Mercer: Dasselbe habe ich erlebt. Ich war letztes Jahr in Brasilien, und obwohl IDS ein relativ neuer Standard ist, fragte ich das Publikum, wer ihn nutzt. In einem Raum mit 700 Leuten hoben etwa die Hälfte die Hand. Das zeigt, dass ein Standard nur dann relevant ist, wenn er auch wirklich genutzt wird. Wenn ein Standard nicht angewendet wird, ist er vielleicht nicht so nützlich, wie man dachte. Aber wenn alle ihn verwenden, weil er praktische Vorteile bietet, zeigt das seinen echten Wert.

Nur dann macht ein Standard Sinn …

Mercer: Ja, die Anzahl der Nutzer heute ist unglaublich hoch. IDS ist noch relativ neu, aber es wird bereits weit verbreitet genutzt, weil es so praktisch und einfach anzuwenden ist. Mein Rat: Probieren Sie diese Dinge aus – sie sind wertvoll und bereits heute verfügbar.

Schranz: Und sie sind sehr nützlich. Ich denke, IDS ist der am schnellsten übernommene Standard von buildingSMART, weil die Menschen den Mehrwert erkennen.

Okay, und worin genau liegt dieser Mehrwert?

Mercer: Der Hauptvorteil von IDS ist die Automatisierung. IDS ermöglicht es, Aufgaben zu automatisieren, weil es ein maschinenlesbares Format ist. Dadurch können Entscheidungsprozesse effizienter gestaltet werden. Ein weiterer Vorteil ist die vollständige Transparenz. Bei der Entwicklung von IDS wurde entschieden, dass es zu 100 Prozent exakt sein muss. Es gibt keinen Spielraum für Ungenauigkeiten. Wenn man einen Tippfehler macht, wird IDS das als Fehler zurückmelden. Deshalb enthalten alle IDS-Dateien zu 100 % präzise Informationen – und das verbessert die Qualität erheblich.

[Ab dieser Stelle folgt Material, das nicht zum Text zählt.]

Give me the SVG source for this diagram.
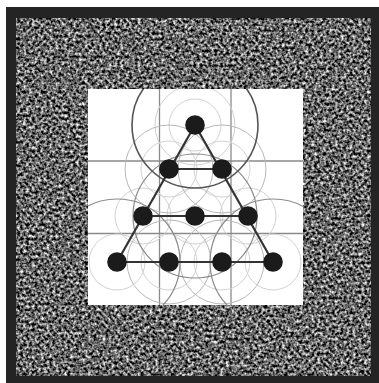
<svg xmlns="http://www.w3.org/2000/svg" width="379" height="383" viewBox="0 0 379 383">
  <defs>
    <filter id="noise" x="0" y="0" width="100%" height="100%" filterUnits="objectBoundingBox" color-interpolation-filters="sRGB">
      <feTurbulence type="fractalNoise" baseFrequency="0.34" numOctaves="2" seed="7" result="t"/>
      <feColorMatrix in="t" type="matrix" values="1.9 0 0 0 -0.55  1.9 0 0 0 -0.55  1.9 0 0 0 -0.55  0 0 0 0 1" result="g"/>
      <feGaussianBlur in="g" stdDeviation="0.4"/>
    </filter>
    <clipPath id="sq"><rect x="88" y="89" width="215" height="216"/></clipPath>
    <style>
      .grid{stroke:#8a8a8a;stroke-width:1.3;fill:none}
      .big{stroke:#555;stroke-width:1.6;fill:none}
      .mid{stroke:#8a8a8a;stroke-width:1.2;fill:none}
      .light{stroke:#b8b8b8;stroke-width:1;fill:none}
      .faint{stroke:#d2d2d2;stroke-width:1;fill:none}
      .edge{stroke:#333;stroke-width:2.2;fill:none}
      .dot{fill:#1b1b1b}
    </style>
  </defs>
  <rect x="0" y="0" width="379" height="383" fill="#ffffff"/>
  <rect x="6" y="7" width="373" height="376" fill="#242424"/>
  <rect x="16" y="18" width="355" height="358" fill="#666" filter="url(#noise)"/>
  <rect x="88" y="89" width="215" height="216" fill="#ffffff"/>
  <g id="grid">
    <line class="grid" x1="159.5" y1="89" x2="159.5" y2="305"/>
    <line class="grid" x1="231" y1="89" x2="231" y2="305"/>
    <line class="grid" x1="88" y1="161" x2="303" y2="161"/>
    <line class="grid" x1="88" y1="233.5" x2="303" y2="233.5"/>
  </g>
  <g id="circles" clip-path="url(#sq)">
    <circle class="faint" cx="195" cy="125" r="26"/>
    <circle class="faint" cx="195" cy="125" r="40"/>
    <circle class="faint" cx="169" cy="169" r="28"/>
    <circle class="faint" cx="222" cy="169" r="28"/>
    <circle class="faint" cx="143" cy="216" r="28"/>
    <circle class="faint" cx="248" cy="216" r="28"/>
    <circle class="faint" cx="195" cy="216" r="28"/>
    <circle class="faint" cx="117" cy="262" r="28"/>
    <circle class="faint" cx="273" cy="262" r="28"/>
    <circle class="faint" cx="169" cy="262" r="28"/>
    <circle class="faint" cx="222" cy="262" r="28"/>
    <circle class="light" cx="169" cy="169" r="44"/>
    <circle class="light" cx="222" cy="169" r="44"/>
    <circle class="light" cx="169" cy="262" r="42"/>
    <circle class="light" cx="222" cy="262" r="42"/>
    <circle class="mid" cx="195" cy="216" r="62"/>
    <circle class="mid" cx="117" cy="262" r="63"/>
    <circle class="mid" cx="273" cy="262" r="63"/>
    <circle class="big" cx="195" cy="125" r="63"/>
  </g>
  <g id="connectors">
    <line class="edge" x1="195" y1="125" x2="117" y2="262"/>
    <line class="edge" x1="195" y1="125" x2="273" y2="262"/>
    <line class="edge" x1="169" y1="169" x2="222" y2="169"/>
    <line class="edge" x1="143" y1="216" x2="248" y2="216"/>
    <line class="edge" x1="117" y1="262" x2="273" y2="262"/>
  </g>
  <g id="dot1"><circle class="dot" cx="195" cy="125" r="9.8"/></g>
  <g id="dot2"><circle class="dot" cx="169" cy="169" r="9.8"/></g>
  <g id="dot3"><circle class="dot" cx="222" cy="169" r="9.8"/></g>
  <g id="dot4"><circle class="dot" cx="143" cy="216" r="9.8"/></g>
  <g id="dot5"><circle class="dot" cx="195" cy="216" r="9.8"/></g>
  <g id="dot6"><circle class="dot" cx="248" cy="216" r="9.8"/></g>
  <g id="dot7"><circle class="dot" cx="117" cy="262" r="9.8"/></g>
  <g id="dot8"><circle class="dot" cx="169" cy="262" r="9.8"/></g>
  <g id="dot9"><circle class="dot" cx="222" cy="262" r="9.8"/></g>
  <g id="dot10"><circle class="dot" cx="273" cy="262" r="9.8"/></g>
</svg>
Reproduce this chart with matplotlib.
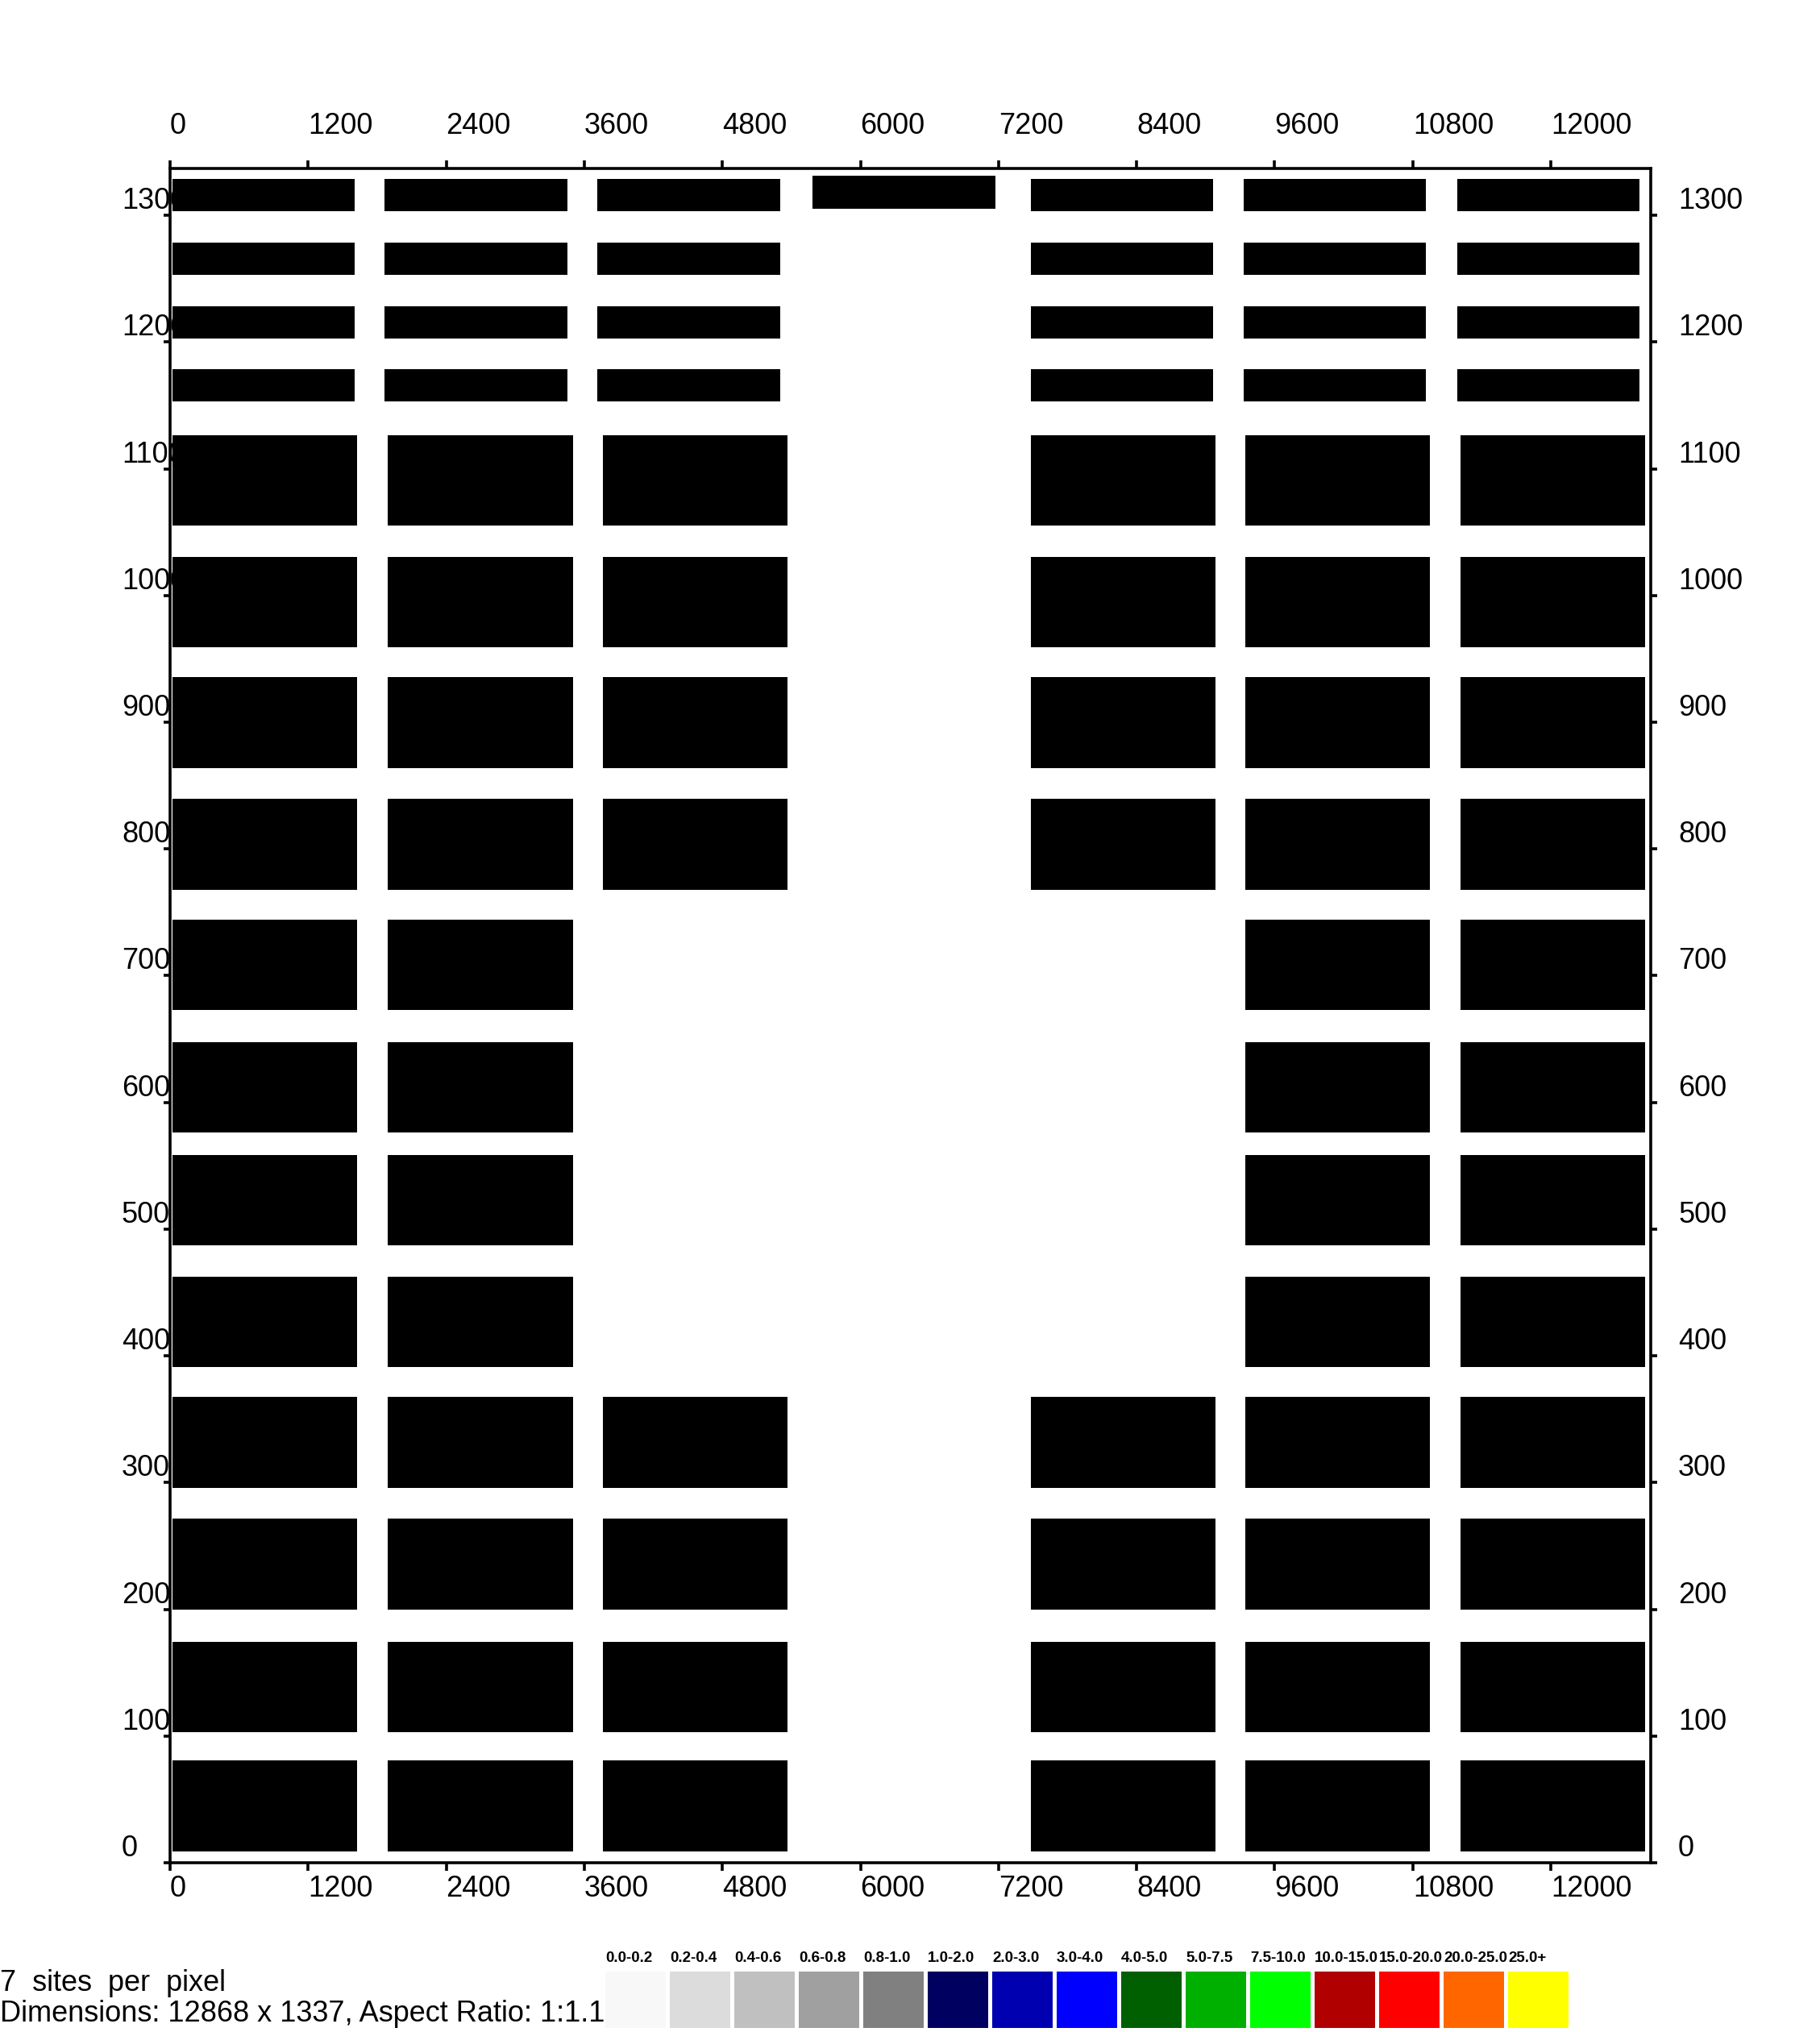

Schranz: Ein weiteres Beispiel: Früher haben wir viele Seiten mit Beschreibungen erstellt, um festzulegen, welche Informationen ein BIM-Modell enthalten soll. Aber mit IDS haben wir diese Anforderungen direkt in maschinenlesbare Regeln umgewandelt. Dadurch können Nutzer einfach prüfen, ob ihr Modell den Anforderungen entspricht. Für das neue openBIM-Genehmigungsverfahren, das aus dem Projekt BRISE-Vienna entstanden ist, haben wir gemeinsam mit der Baubehörde der Stadt Wien eine IDS-Datei erstellt, die die Anforderungen an das Bauantragsmodell beinhalten.

Mercer: Konnten Sie viele der bestehenden Informationen in IDS übernehmen oder mussten Sie komplett neu starten?

Schranz: Wir konnten das meiste übernehmen. Da wir mit Experten wie Simon zusammengearbeitet haben, war es für uns relativ einfach. Für die Stadt Wien war es eher ein Lernprozess. Mittlerweile ist diese IDS-Datei auch im Use-Case-Management von buildingSMART integriert. Viele Architekten nutzen es bereits zur Qualitätsprüfung ihrer Modelle. Das macht die Nutzung viel einfacher. Die Einfachheit ist der Schlüssel.

Aidan Mercer , Director Marketing buildingSMART International,

trat 2018 buildingSMART International bei und ist derzeit der globale Marketingdirektor. Zuvor hatte Mercer verschiedene Positionen in High-Tech-Unternehmen wie Bentley Systems und Exor Corporation inne. Frühere Rollen umfassten die globale Marketingverantwortung für AEC sowie Geodaten- und Versorgungsmarketing für die Bereitstellung von Infrastrukturprojekten und das Asset-Management.

Prof. Dr. Christian Schranz, TU Wien und board Member education buildingSMART Austria,

ist Associate Professor an der Technischen Universität Wien (TU Wien) und leitet den Forschungsbereich „Digitaler Bauprozess“ am Institut für Interdisziplinäres Bauprozessmanagement. In dieser Funktion beschäftigt er sich intensiv mit der Digitalisierung im Bauwesen, insbesondere mit Themen wie Building Information Modeling (BIM) und openBIM.